Pick out all lines in the listing holding the string "this" and copy them.

____ Items

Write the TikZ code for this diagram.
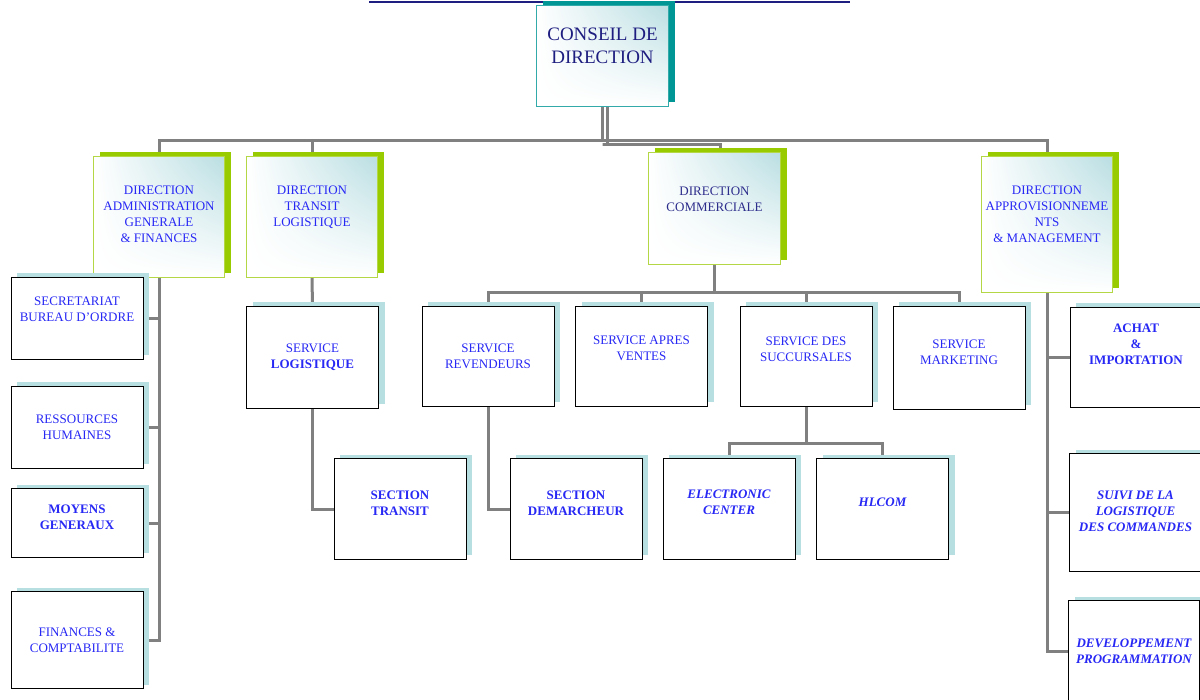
\documentclass[tikz,border=0pt]{standalone}
\usepackage{fontspec}
\setmainfont{Liberation Serif}
\usetikzlibrary{shadows,shadings,backgrounds}
\definecolor{linkgray}{RGB}{128,128,128}
\definecolor{navy}{RGB}{30,30,128}
\definecolor{commnavy}{RGB}{45,45,140}
\definecolor{txtblue}{RGB}{40,40,245}
\definecolor{tealdark}{RGB}{0,150,150}
\definecolor{tealline}{RGB}{50,170,170}
\definecolor{tealpale}{RGB}{185,222,226}
\definecolor{limegreen}{RGB}{153,204,0}
\definecolor{limeline}{RGB}{180,215,70}
\definecolor{shadowblue}{RGB}{183,222,225}
\begin{document}
\begin{tikzpicture}[x=1pt,y=-1pt,
  link/.style={draw=linkgray, line width=3pt},
  boss/.style={upper left=white, upper right=tealpale, lower left=white, lower right=white,
    draw=tealline, line width=1pt, anchor=north west, inner sep=0pt,
    drop shadow={shadow xshift=6pt, shadow yshift=4pt, fill=tealdark, opacity=1}},
  dirbox/.style={upper left=white, upper right=tealpale, lower left=white, lower right=white,
    draw=limeline, line width=1pt, anchor=north west, inner sep=0pt, minimum width=131pt,
    drop shadow={shadow xshift=6pt, shadow yshift=4pt, fill=limegreen, opacity=1}},
  svcbox/.style={fill=white, draw=black, line width=1pt, anchor=north west, inner sep=0pt, minimum width=132pt,
    drop shadow={shadow xshift=6pt, shadow yshift=4pt, fill=shadowblue, opacity=1}},
  txt/.style={align=center, text=txtblue, font=\fontsize{13}{16}\selectfont, inner sep=0pt}]
\useasboundingbox (0,0) rectangle (1200,700);
\draw[navy, line width=2pt] (369,2) -- (850,2);

% top
\node[boss, minimum width=132pt, minimum height=101pt] (conseil) at (536,5) {};
\node[txt, text=navy, font=\fontsize{19}{23}\selectfont, yshift=10pt] (conseil-t) at (conseil) {CONSEIL DE\\DIRECTION};

% directions
\node[dirbox, minimum height=121pt] (admin) at (93,156) {};
\node[txt, yshift=3pt] (admin-t) at (admin) {DIRECTION\\ADMINISTRATION\\GENERALE\\\& FINANCES};
\node[dirbox, minimum height=121pt] (transit) at (246,156) {};
\node[txt, yshift=10pt] (transit-t) at (transit) {DIRECTION\\TRANSIT\\LOGISTIQUE};
\node[dirbox, minimum width=132pt, minimum height=112pt] (commerciale) at (648,152) {};
\node[txt, text=commnavy, yshift=9pt] (commerciale-t) at (commerciale) {DIRECTION\\COMMERCIALE};
\node[dirbox, minimum height=136pt] (appro) at (981,156) {};
\node[txt, yshift=10pt] (appro-t) at (appro) {DIRECTION\\APPROVISIONNEME\\NTS\\\& MANAGEMENT};

% administration
\node[svcbox, minimum height=82pt] (secr) at (10.5,277) {};
\node[txt, yshift=9pt] (secr-t) at (secr) {SECRETARIAT\\BUREAU D{\char"0027}ORDRE};
\node[svcbox, minimum height=82pt] (rh) at (10.5,386) {};
\node[txt] (rh-t) at (rh) {RESSOURCES\\HUMAINES};
\node[svcbox, minimum height=68pt] (moyens) at (10.5,488.5) {};
\node[txt, yshift=6pt, font=\fontsize{13}{16}\selectfont\bfseries] (moyens-t) at (moyens) {MOYENS\\GENERAUX};
\node[svcbox, minimum height=97pt] (finances) at (10.5,591) {};
\node[txt] (finances-t) at (finances) {FINANCES \&\\COMPTABILITE};

% transit
\node[svcbox, minimum height=102pt] (svclog) at (246,306) {};
\node[txt] (svclog-t) at (svclog) {SERVICE\\\textbf{LOGISTIQUE}};
\node[svcbox, minimum height=100pt] (sectransit) at (333.5,458.5) {};
\node[txt, yshift=6pt, font=\fontsize{13}{16}\selectfont\bfseries] (sectransit-t) at (sectransit) {SECTION\\TRANSIT};

% commercial
\node[svcbox, minimum height=100pt] (revend) at (421.5,306) {};
\node[txt] (revend-t) at (revend) {SERVICE\\REVENDEURS};
\node[svcbox, minimum height=100pt] (apres) at (575,306) {};
\node[txt, yshift=8pt] (apres-t) at (apres) {SERVICE APRES\\VENTES};
\node[svcbox, minimum height=100pt] (succ) at (739.5,306) {};
\node[txt, yshift=7pt] (succ-t) at (succ) {SERVICE DES\\SUCCURSALES};
\node[svcbox, minimum height=103pt] (marketing) at (892.5,306) {};
\node[txt, yshift=6pt] (marketing-t) at (marketing) {SERVICE\\MARKETING};
\node[svcbox, minimum height=100pt] (demarch) at (509.5,458.5) {};
\node[txt, yshift=6pt, font=\fontsize{13}{16}\selectfont\bfseries] (demarch-t) at (demarch) {SECTION\\DEMARCHEUR};
\node[svcbox, minimum height=100pt] (electro) at (662.5,458.5) {};
\node[txt, yshift=7pt, font=\fontsize{13}{16}\selectfont\bfseries\itshape] (electro-t) at (electro) {ELECTRONIC\\CENTER};
\node[svcbox, minimum height=100pt] (hlcom) at (816,458.5) {};
\node[txt, yshift=7pt, font=\fontsize{13}{16}\selectfont\bfseries\itshape] (hlcom-t) at (hlcom) {HLCOM};

% approvisionnements
\node[svcbox, minimum height=100pt] (achat) at (1069.5,307) {};
\node[txt, yshift=13pt, font=\fontsize{13}{16}\selectfont\bfseries] (achat-t) at (achat) {ACHAT\\\&\\IMPORTATION};
\node[svcbox, minimum height=117pt] (suivi) at (1069,453.5) {};
\node[txt, yshift=1.5pt, font=\fontsize{13}{16}\selectfont\bfseries\itshape] (suivi-t) at (suivi) {SUIVI DE LA\\LOGISTIQUE\\DES COMMANDES};
\node[svcbox, minimum width=131pt, minimum height=102pt] (devel) at (1068,600) {};
\node[txt, font=\fontsize{13}{16}\selectfont\bfseries\itshape] (devel-t) at (devel) {DEVELOPPEMENT\\PROGRAMMATION};

\begin{scope}[on background layer]
\draw[link] (conseil.south) -- ++(0,34) coordinate (bus);
\draw[link] (admin.north) |- (bus) -| (appro.north);
\draw[link] (transit.north) -- (transit.north |- bus);
\draw[link] ([xshift=5pt]conseil.south) |- ([yshift=-4pt]bus) -| ([xshift=6pt]commerciale.north);
% admin
\draw[link] (admin.south) |- (finances.east);
\foreach \b in {secr, rh, moyens} \draw[link] (\b.east) -- (\b.east -| admin.south);
% transit
\draw[link] (transit.south) -- (svclog.north);
\draw[link] (svclog.south) |- (sectransit.west);
% commercial
\draw[link] (commerciale.south) -- ++(0,28) coordinate (cbus);
\draw[link] (revend.north) |- (cbus) -| (marketing.north);
\foreach \b in {apres, succ} \draw[link] (\b.north) -- (\b.north |- cbus);
\draw[link] (revend.south) |- (demarch.west);
\draw[link] (succ.south) -- ++(0,37) coordinate (sbus);
\draw[link] (electro.north) |- (sbus) -| (hlcom.north);
% appro
\draw[link] (appro.south) |- (devel.west);
\foreach \b in {achat, suivi} \draw[link] (\b.west) -- (\b.west -| appro.south);
\end{scope}
\end{tikzpicture}
\end{document}
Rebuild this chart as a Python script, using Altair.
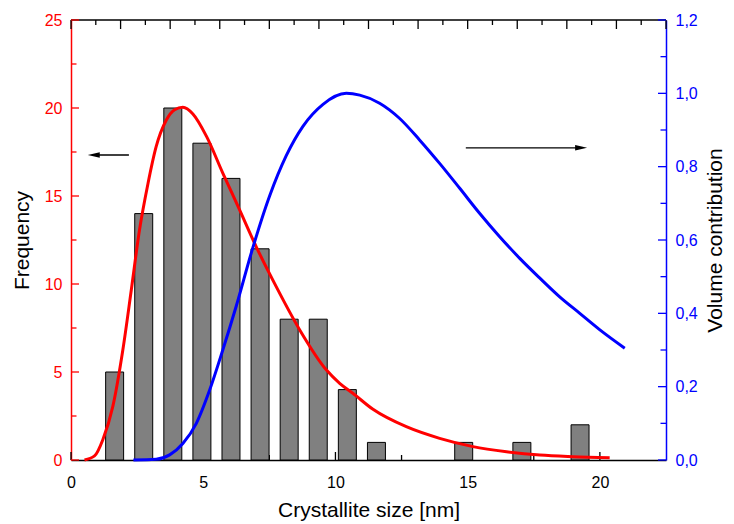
import altair as alt
import pandas as pd

# ---- data ----
bin_centers = [1.65, 2.75, 3.85, 4.95, 6.05, 7.15, 8.25, 9.35, 10.45, 11.55, 14.85, 17.05, 19.25]
counts = [5, 14, 20, 18, 16, 12, 8, 8, 4, 1, 1, 1, 2]
bar_half_width = 0.34

red_x = [0.51, 0.89, 1.20, 1.58, 1.96, 2.28, 2.59, 2.91, 3.22, 3.60, 3.92, 4.23, 4.61, 5.12, 5.74,
         6.38, 7.01, 7.76, 8.65, 9.66, 10.16, 10.66, 11.42, 12.68, 13.94, 15.20, 16.47, 17.73, 18.99, 20.37]
red_y = [0.0, 0.23, 1.14, 3.03, 6.25, 9.66, 13.07, 15.7, 17.8, 19.3, 19.9, 20.04, 19.66, 18.4, 16.3,
         14.2, 12.1, 9.85, 7.39, 5.11, 4.36, 3.79, 2.88, 1.89, 1.23, 0.76, 0.47, 0.28, 0.19, 0.13]

blue_x = [2.36, 3.22, 3.73, 4.23, 4.74, 5.24, 5.74, 6.25, 6.88, 7.51, 8.14, 8.77, 9.53, 10.41, 10.92,
          11.67, 12.42, 13.18, 13.94, 14.70, 15.45, 16.21, 16.97, 17.73, 18.48, 19.24, 20.0, 20.94]
blue_y = [0.0, 0.002, 0.014, 0.045, 0.10, 0.19, 0.30, 0.42, 0.58, 0.72, 0.83, 0.91, 0.97, 1.0, 0.995,
          0.973, 0.932, 0.873, 0.809, 0.741, 0.673, 0.609, 0.55, 0.496, 0.445, 0.40, 0.355, 0.305]

# arrows (data coordinates, left axis)
arrow_left_x = [2.19, 0.86]
arrow_left_y = [17.33, 17.33]
arrow_right_x = [14.93, 19.29]
arrow_right_y = [17.74, 17.74]

# axis tick values
x_labels = [0, 5, 10, 15, 20]
x_minor = [2.5, 7.5, 12.5, 17.5]
top_major = [1.875 * i for i in range(13)]
top_minor = [1.875 * i + 0.9375 for i in range(12)]
left_major = [0, 5, 10, 15, 20, 25]
left_minor = [2.5, 7.5, 12.5, 17.5, 22.5]
right_major = [0, 0.2, 0.4, 0.6, 0.8, 1.0, 1.2]
right_minor = [0.1, 0.3, 0.5, 0.7, 0.9, 1.1]

W, H = 595, 440
RED = "#ff0000"
BLUE = "#0000ff"

bars_df = pd.DataFrame({"c": bin_centers, "n": counts})
red_df = pd.DataFrame({"x": red_x, "y": red_y})
blue_df = pd.DataFrame({"x": blue_x, "y": blue_y})

x_scale = alt.Scale(domain=[0, 22.5], nice=False, zero=False, padding=0)
yl_scale = alt.Scale(domain=[0, 25], nice=False, padding=0)
yr_scale = alt.Scale(domain=[0, 1.2], nice=False, padding=0)

x_axis = alt.Axis(values=x_labels, ticks=False, tickSize=0, domainColor="black", domainWidth=1.5,
                  labelColor="black", labelFontSize=16, labelPadding=14, labelFlush=False,
                  title="Crystallite size [nm]", titleFontSize=21, titleFontWeight="normal",
                  titleColor="black", titlePadding=9, grid=False)
yl_axis = alt.Axis(values=left_major, ticks=False, tickSize=0, domainColor=RED, domainWidth=1.5,
                   labelColor=RED, labelFontSize=16, labelPadding=9, labelFlush=False,
                   title="Frequency", titleFontSize=21, titleFontWeight="normal", titleColor="black",
                   titlePadding=12, grid=False, orient="left")
yr_axis = alt.Axis(values=right_major, ticks=False, tickSize=0, domainColor=BLUE, domainWidth=1.5,
                   labelColor=BLUE, labelFontSize=16, labelPadding=9, labelFlush=False,
                   labelExpr="replace(format(datum.value, '.1f'), '.', ',')",
                   title="Volume contribution", titleFontSize=21, titleFontWeight="normal",
                   titleColor="black", titlePadding=7, titleAngle=270, titleBaseline="top",
                   grid=False, orient="right")

X = lambda f: alt.X(f, scale=x_scale, axis=x_axis)
YL = lambda f: alt.Y(f, scale=yl_scale, axis=yl_axis)
YR = lambda f: alt.Y(f, scale=yr_scale, axis=yr_axis)

# inward ticks
bottom_major = alt.Chart(pd.DataFrame({"v": x_labels})).mark_rule(color="black", strokeWidth=1.3).encode(
    x=X("v:Q"), y=alt.value(H), y2=alt.value(H - 8))
bottom_minor = alt.Chart(pd.DataFrame({"v": x_minor})).mark_rule(color="black", strokeWidth=1.3).encode(
    x=X("v:Q"), y=alt.value(H), y2=alt.value(H - 5))
top_line = alt.Chart(pd.DataFrame({"v": [0]})).mark_rule(color="black", strokeWidth=1.5).encode(
    x=alt.value(0), x2=alt.value(W), y=alt.value(0))
top_maj = alt.Chart(pd.DataFrame({"v": top_major})).mark_rule(color="black", strokeWidth=1.3).encode(
    x=X("v:Q"), y=alt.value(0), y2=alt.value(9))
top_min = alt.Chart(pd.DataFrame({"v": top_minor})).mark_rule(color="black", strokeWidth=1.3).encode(
    x=X("v:Q"), y=alt.value(0), y2=alt.value(5))
left_maj = alt.Chart(pd.DataFrame({"v": left_major})).mark_rule(color=RED, strokeWidth=1.3).encode(
    y=YL("v:Q"), x=alt.value(0), x2=alt.value(8))
left_min = alt.Chart(pd.DataFrame({"v": left_minor})).mark_rule(color=RED, strokeWidth=1.3).encode(
    y=YL("v:Q"), x=alt.value(0), x2=alt.value(5.5))
right_maj = alt.Chart(pd.DataFrame({"v": right_major})).mark_rule(color=BLUE, strokeWidth=1.3).encode(
    y=YR("v:Q"), x=alt.value(W - 8), x2=alt.value(W))
right_min = alt.Chart(pd.DataFrame({"v": right_minor})).mark_rule(color=BLUE, strokeWidth=1.3).encode(
    y=YR("v:Q"), x=alt.value(W - 5.5), x2=alt.value(W))

bars = alt.Chart(bars_df).transform_calculate(
    lo=f"datum.c - {bar_half_width}", hi=f"datum.c + {bar_half_width}", base="0"
).mark_bar(color="#808080", stroke="black", strokeWidth=1).encode(
    x=X("lo:Q"), x2="hi:Q", y=YL("n:Q"), y2="base:Q")

red_line = alt.Chart(red_df).mark_line(color=RED, strokeWidth=3, interpolate="monotone").encode(
    x=X("x:Q"), y=YL("y:Q"))

arrow_l_line = alt.Chart(pd.DataFrame({"x": arrow_left_x, "y": arrow_left_y})).mark_line(
    color="black", strokeWidth=1.3).encode(x=X("x:Q"), y=YL("y:Q"))
arrow_r_line = alt.Chart(pd.DataFrame({"x": arrow_right_x, "y": arrow_right_y})).mark_line(
    color="black", strokeWidth=1.3).encode(x=X("x:Q"), y=YL("y:Q"))
arrow_l_head = alt.Chart(pd.DataFrame({"x": arrow_left_x[-1:], "y": arrow_left_y[-1:]})).mark_point(
    shape="M-1,0L1,-0.45L1,0.45Z", filled=True, size=144, color="black", opacity=1).encode(
    x=X("x:Q"), y=YL("y:Q"))
arrow_r_head = alt.Chart(pd.DataFrame({"x": arrow_right_x[-1:], "y": arrow_right_y[-1:]})).mark_point(
    shape="M1,0L-1,-0.45L-1,0.45Z", filled=True, size=144, color="black", opacity=1).encode(
    x=X("x:Q"), y=YL("y:Q"))

left_group = alt.layer(bottom_major, bottom_minor, top_line, top_maj, top_min, left_maj, left_min,
                       bars, red_line, arrow_l_line, arrow_r_line, arrow_l_head, arrow_r_head)

blue_line = alt.Chart(blue_df).mark_line(color=BLUE, strokeWidth=3, interpolate="monotone").encode(
    x=X("x:Q"), y=YR("y:Q"))
right_group = alt.layer(right_maj, right_min, blue_line)

chart = alt.layer(left_group, right_group).resolve_scale(y="independent").properties(
    width=W, height=H,
    autosize=alt.AutoSizeParams(type="none"),
    padding={"left": 63, "top": 12, "right": 60, "bottom": 64},
).configure(font="Liberation Sans").configure_view(stroke=None)

chart.save("out.html", embed_options={"renderer": "svg", "actions": False})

________

Solution:
Write the TikZ code for this diagram.
Rebuild this chart as a Python script, using Altair.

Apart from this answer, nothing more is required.